Depois, acorda-se, toma-se o pequeno-almoço, o duche, guardam-se mais algumas coisas na mala, a maquilhagem, os anéis, colares e brincos, a guitarra.
Espera-se que toque o telefone: é o Manchinha a dizer que já chegou. Voo para a carrinha que nos vai levar ao destino. Escolho sempre o mesmo lugar: lá atrás, junto à janela da direita. É o meu território demarcado. Todos temos o nosso lugar cativo na carrinha.
Monto a tenda ao meu lado: carteira, casaco, livro. Durmo. Conversamos, rimos e esparvoamos.
Chegados ao destino, cada um trata de montar o seu outro lugar cativo: o do palco.
O Alex monta a bateria, o Luís Peixoto trata do cavaquinho, bouzouki e bandolim, o Zé, do contrabaixo e do baixo e o Luís Figueiredo, dos teclados.
Eu vou directa ao meu camarim. Não gosto de ir logo ao palco. Não sei porquê, mas não gosto. Só depois de pousar as tralhas é que vou espreitar.
Beijo a equipa técnica, que já chegou há umas horas para montar tudo a tempo do ensaio de som e mandamo-nos à música.
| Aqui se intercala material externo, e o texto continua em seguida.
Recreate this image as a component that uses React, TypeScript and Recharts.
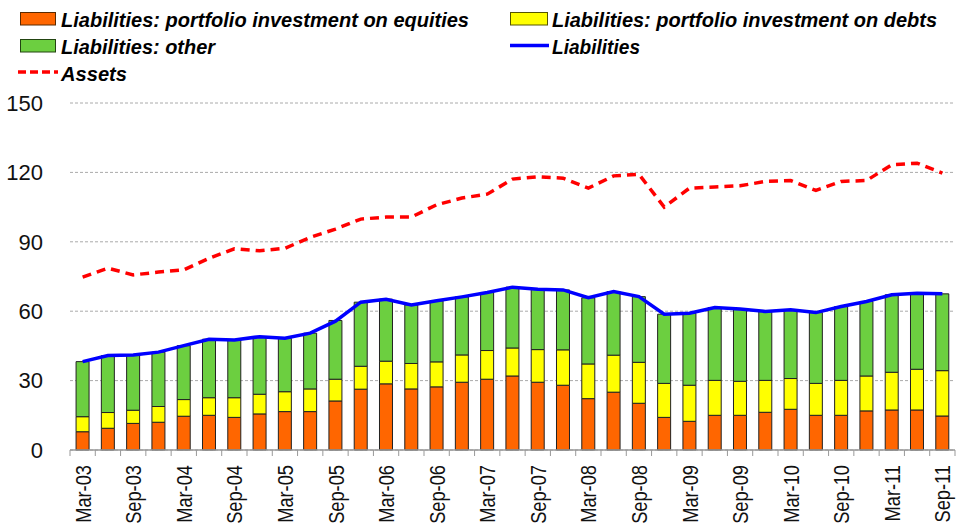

Ajustamos a monição, o som de frente, as luzes.
Logo depois, vamos jantar. Como mais à pressa do que o resto do grupo, porque tenho de ir fazer a maquilhagem e passar as letras antes de começar o concerto. Preciso de uma hora para fazer tudo com a calma e a ponderação precisas.
Aqueço a voz, tento abafar os nervos. Há sempre nervos envolvidos nisto de entrar em palco. E ainda bem.
Abraço os nervos, juntamente com os primeiros acordes da canção e avanço. Ouço as primeiras palmas, um voto de confiança de quem lá está a ouvir-me e sorrio.
O concerto começa e nas próximas duas horas eu sei que vou ser feliz.
No final, falo com o público, desmaquilho-me, vou para o hotel e durmo. Amanhã, repete-se tudo.
Vivo para aquelas duas horas de liberdade e felicidade, em que largo a bagagem que a vida me pôs nas mãos e fico leve. Leve como uma pena.
Próxima paragem: Portalegre e Beja. Alentejo, vamos ser felizes juntos?